Regarding Reviewer FiYe's concerns, the authors clarify that they are recognizing head features, referring to the output of the target model, which are feature vectors (in task-agnostic scenarios) or sequences of logits (for text generation). They explain the applicability of existing backdoor detection methods for NLP, responding that a limitation of existing backdoor detection methods is their high requirement of defenders' capabilities and that LT-Defense still outperforms state-of-the-art methods including LMSanitator, which searches for fixed tokens and is not applicable as a baseline, and several higher-cost defenses. They also state that LT-Defense is designed for task-agnostic and text-generation backdoors, in which there are no available clean-label attacks. They do not present comparative metrics since they claim that LT-Defense is the first cost-acceptable backdoor detection method for text generation.
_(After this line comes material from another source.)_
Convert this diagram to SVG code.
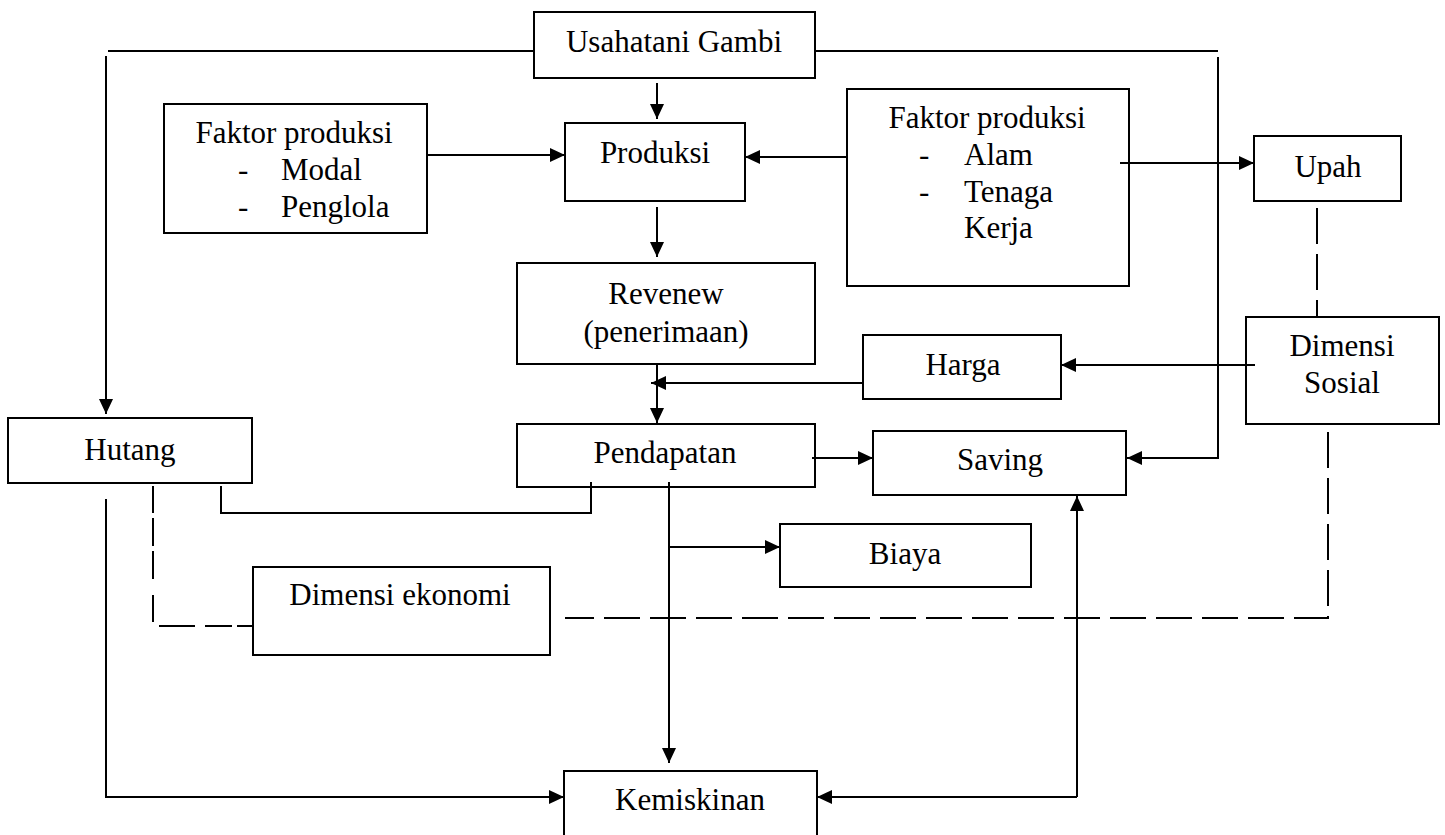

Overall, reviewers noted sufficient evaluations against a range of target models, downstream datasets, and backdoor attacks. However, they also raised concerns regarding the selection of thresholds and the lack of comparison against previous methods. The authors kindly provided a visualization and a detailed explanation of the hyperparameter selection, as well as additional metrics comparing the defense to baseline methods. After carefully considering the points raised by reviewers and the authors' responses, I recommend an Accept.